Si nous pouvons intégrer un logiciel dans un produit tout à fait banal tel qu’une ampoule et en faire un appareil intelligent et connecté, nous sommes en mesure de transformer à peu près tout à l’aide d’un logiciel.

Cette nouvelle ampoule coûte 60 euros, ce qui est assez élevé pour une ampoule, mais plutôt bon marché pour “l’intelligence” qu’elle renferme. La valeur ajoutée et la différentiation offerte par cette nouvelle ampoule tiennent surtout au logiciel, confirmant la position de ce dernier comme principal moteur de l’innovation, de la croissance et de la rentabilité.

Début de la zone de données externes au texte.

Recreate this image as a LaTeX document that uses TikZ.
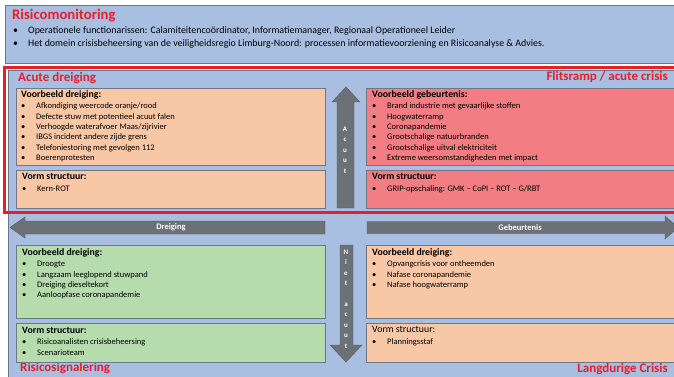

Si nous pouvons intégrer un logiciel dans un produit tout à fait banal tel qu’une ampoule et en faire un appareil intelligent et connecté, nous sommes en mesure de transformer à peu près tout à l’aide d’un logiciel, afin de créer de nouveaux produits et services. Il s’agit d’une nouvelle étape vers l’Internet des objets.

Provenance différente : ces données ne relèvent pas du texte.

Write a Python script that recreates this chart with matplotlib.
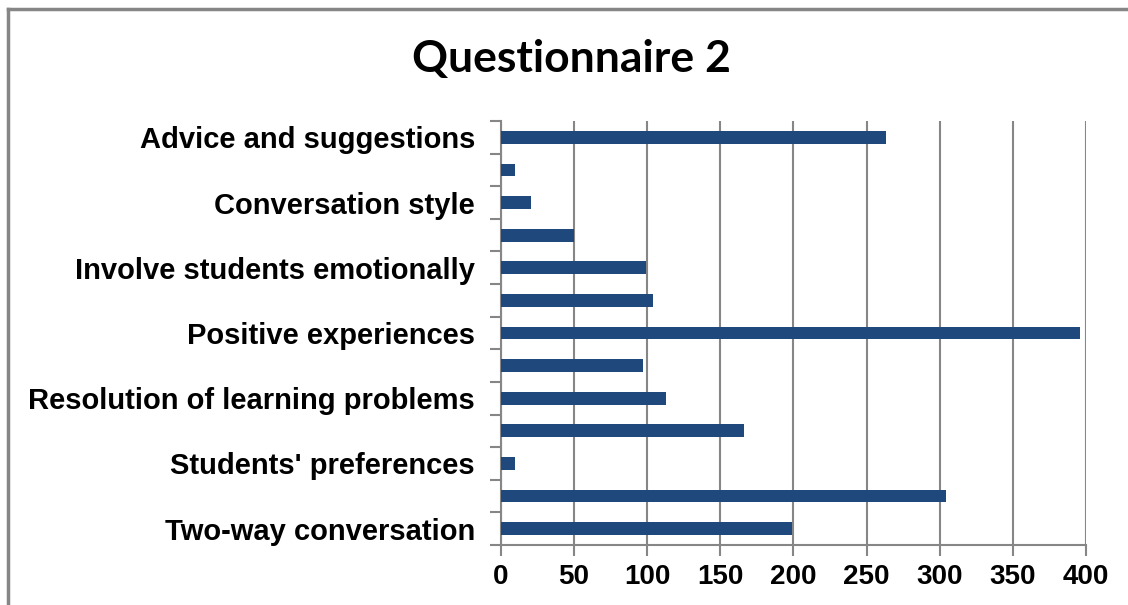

Le logiciel, source d’innovation

Le logiciel nous permet de repenser tout notre modèle d’entreprise: la façon dont nous concevons et produisons, dont nous créons et gérons de nouvelles transactions et relations et dont nous collaborons localement et globalement. Créer au final un monde de plus en plus basé sur les logiciels a un impact sur nos modes d’apprentissage, de consommation, de travail et de vie. Les logiciels qui habilitent des objets physiques et connectent ceux-ci, comme dans le cas de notre ampoule, en sont le reflet ultime.

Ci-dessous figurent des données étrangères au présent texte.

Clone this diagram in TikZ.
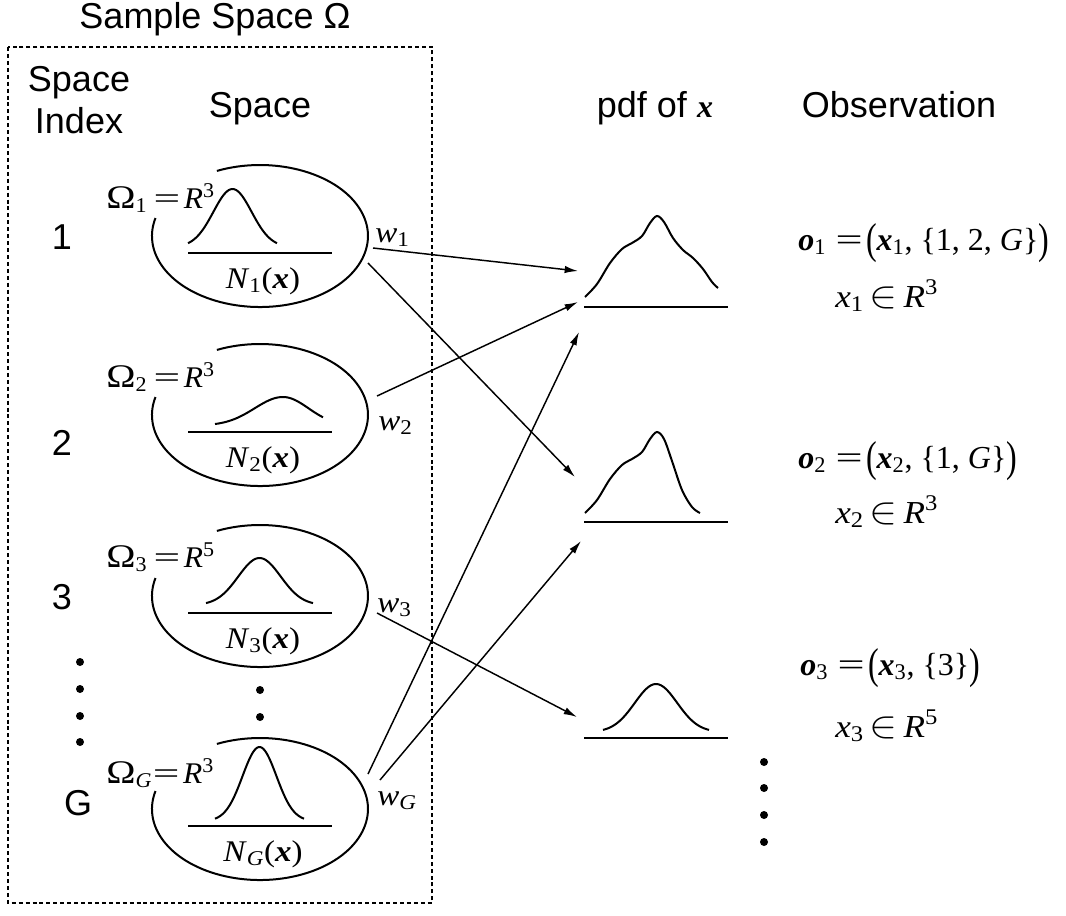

Le défunt Peter Drucker a un jour décrit la différence entre productivité et innovation comme suit: la productivité, c’est le résultat de la technologie appliquée à des processus existants. Mais l’innovation c’est le résultat de la technologie appliquée à de tout nouveaux processus.

La question n’est pas de savoir si un logiciel peut rendre votre activité innovante, mais quand il transformera votre secteur d’activité.

Steve Jobs faisait remarquer à quel point un bon logiciel est indispensable et que les entreprises ciblant presque exclusivement le ‘hardware’, sans investir suffisamment dans les logiciels, éprouveront de plus en plus de difficultés à innover, à séduire des clients et à faire face à la concurrence. Une leçon qu’IBM a pris à cœur.

Historiquement, le logiciel a évolué de “l’art de la programmation” à “l’art du génie logiciel” dans le but de fournir une solution respectant un budget, des exigences et délais bien précis. Aujourd’hui, le logiciel offre un nouveau cadre à l’innovation afin de répondre à une unique question: comment créer de la valeur avec un logiciel?

La question n’est pas de savoir si un logiciel peut rendre votre activité innovante, mais quand il transformera votre secteur d’activité. Le logiciel n’est plus un secteur en soi, toute entreprise étant une entreprise logicielle; c’est “la nouvelle norme”.